From: Mark Knecht <markknecht@email-addr-hidden>
Date: Tue Aug 01 2006 - 03:08:23 EEST

On 7/31/06, Lee Revell <rlrevell@email-addr-hidden-job.com> wrote:
> On Mon, 2006-07-31 at 07:43 -0700, Mark Knecht wrote:
> > Thanks for responding. I *think* this was my problem. It seemed
> > that alsaconf didn't find the card until I actually built the driver.
>
> Why are you even using alsaconf for a PCI device? It's only needed for
> old ISA stuff. hotplug/udev/whatever should automagically load the
> right driver for a PCI card on boot.
>
> Lee

Lee,
   Sometimes I don't get where you are coming from with these strong
statements...

   There was no driver to be loaded since I hadn't built any drivers
when I built the kernel. As I said earlier, I didn't *know* what
driver to build. It's a new machine. I didn't recognize the hardware.
I didn't know what to do so I thought alsaconf would help me.
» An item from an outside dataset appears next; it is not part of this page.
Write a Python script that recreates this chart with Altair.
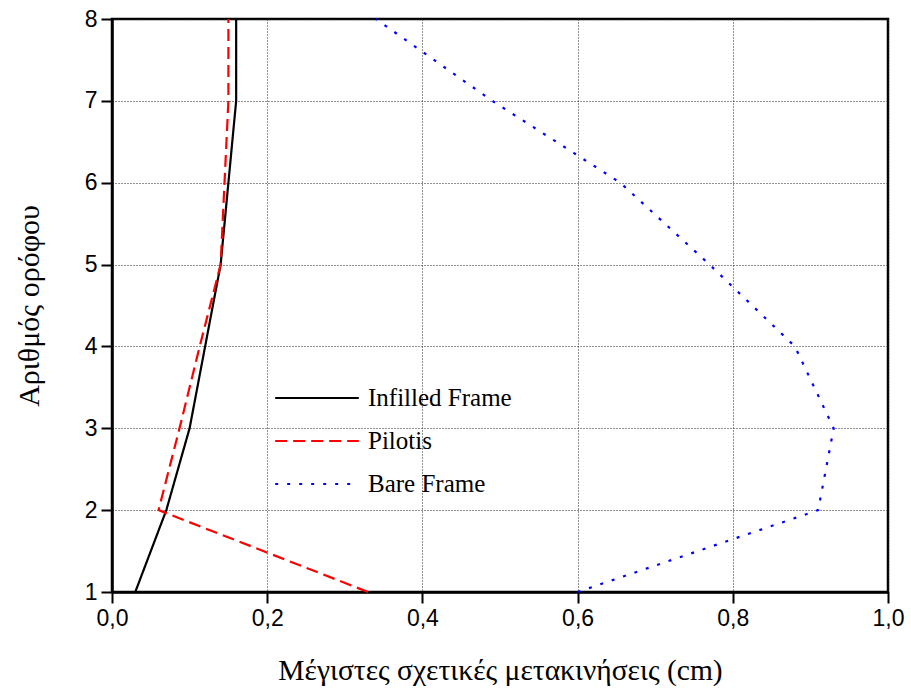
import altair as alt
import pandas as pd

floors = [1, 2, 3, 4, 5, 6, 7, 8]
infilled = [0.03, 0.07, 0.10, 0.12, 0.14, 0.15, 0.16, 0.16]
pilotis = [0.33, 0.06, 0.087, 0.113, 0.14, 0.145, 0.15, 0.15]
bare = [0.60, 0.91, 0.93, 0.88, 0.77, 0.655, 0.49, 0.34]
series_names = ["Infilled Frame", "Pilotis", "Bare Frame"]
x_ticks = [0.0, 0.2, 0.4, 0.6, 0.8, 1.0]
y_ticks = [1, 2, 3, 4, 5, 6, 7, 8]

rows = []
for name, vals in zip(series_names, [infilled, pilotis, bare]):
    for f, v in zip(floors, vals):
        rows.append({"series": name, "x": v, "floor": f})
df = pd.DataFrame(rows)

SERIF = "Liberation Serif"
SANS = "Liberation Sans"

chart = alt.Chart(df).mark_line(strokeWidth=2.2).encode(
    x=alt.X("x:Q",
            scale=alt.Scale(domain=[0, 1], nice=False, zero=False),
            axis=alt.Axis(values=x_ticks, labelFlush=False,
                          labelExpr="replace(format(datum.value, '.1f'), '.', ',')",
                          title="Μέγιστες σχετικές μετακινήσεις (cm)",
                          titleFontSize=29.5, titlePadding=26)),
    y=alt.Y("floor:Q",
            scale=alt.Scale(domain=[1, 8], nice=False, zero=False),
            axis=alt.Axis(values=y_ticks, format="d", labelFlush=False,
                          title="Αριθμός ορόφου", titleFontSize=30, titlePadding=40)),
    color=alt.Color("series:N",
                    scale=alt.Scale(domain=series_names, range=["black", "red", "blue"]),
                    legend=alt.Legend(title=None, orient="none", legendX=162, legendY=367,
                                      symbolType="stroke", symbolSize=7000,
                                      symbolStrokeWidth=2.2, labelFont=SERIF,
                                      labelFontSize=25, labelLimit=400,
                                      clipHeight=24, rowPadding=18, labelOffset=8)),
    strokeDash=alt.StrokeDash("series:N",
                              scale=alt.Scale(domain=series_names,
                                              range=[[1, 0], [12, 6], [3, 9]]),
                              legend=None),
    order=alt.Order("floor:Q"),
).properties(
    width=776, height=573,
    autosize=alt.AutoSizeParams(type="none"),
    padding={"left": 112, "top": 19, "right": 23, "bottom": 103},
).configure_view(
    stroke="black", strokeWidth=2.5
).configure_axis(
    grid=True, gridColor="#222222", gridDash=[1, 2], gridWidth=1,
    domainColor="black", domainWidth=2.5,
    tickColor="black", tickWidth=2, tickSize=11,
    labelFont=SANS, labelFontSize=23, labelColor="black", labelPadding=4,
    titleFont=SERIF, titleFontWeight="normal", titleColor="black",
)

chart.save("out.html", embed_options={"renderer": "svg", "actions": False})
There
was no indication for a new user of this NVidia hardware that the
NVidia HDA had anything at all to do with the Intel HDA. You might
think I'm stupid. I suppose I am. Sorry. It just wasn't clear to me
and I don't think it would be any clearer to most purely user types.
We reside in a lower place my friend.

   So, as I said earlier, it was my thought that alsaconf, which does
configure PCI devices quite fine thank you, would look at the PCI
device ID, build a new modprobe.conf entry, and in doing that it would
tell me what driver to build, albeit a bit indirectly. Unfortunately
it didn't work that way *until* I built the driver. At that point
alsaconf built modprobe.conf just fine.

   Anyway, I disagree that on a machine that has absolutely no audio
drivers built that anything is going to load a driver automagically.
Built I'm a stupid guitar player do what the F do I know.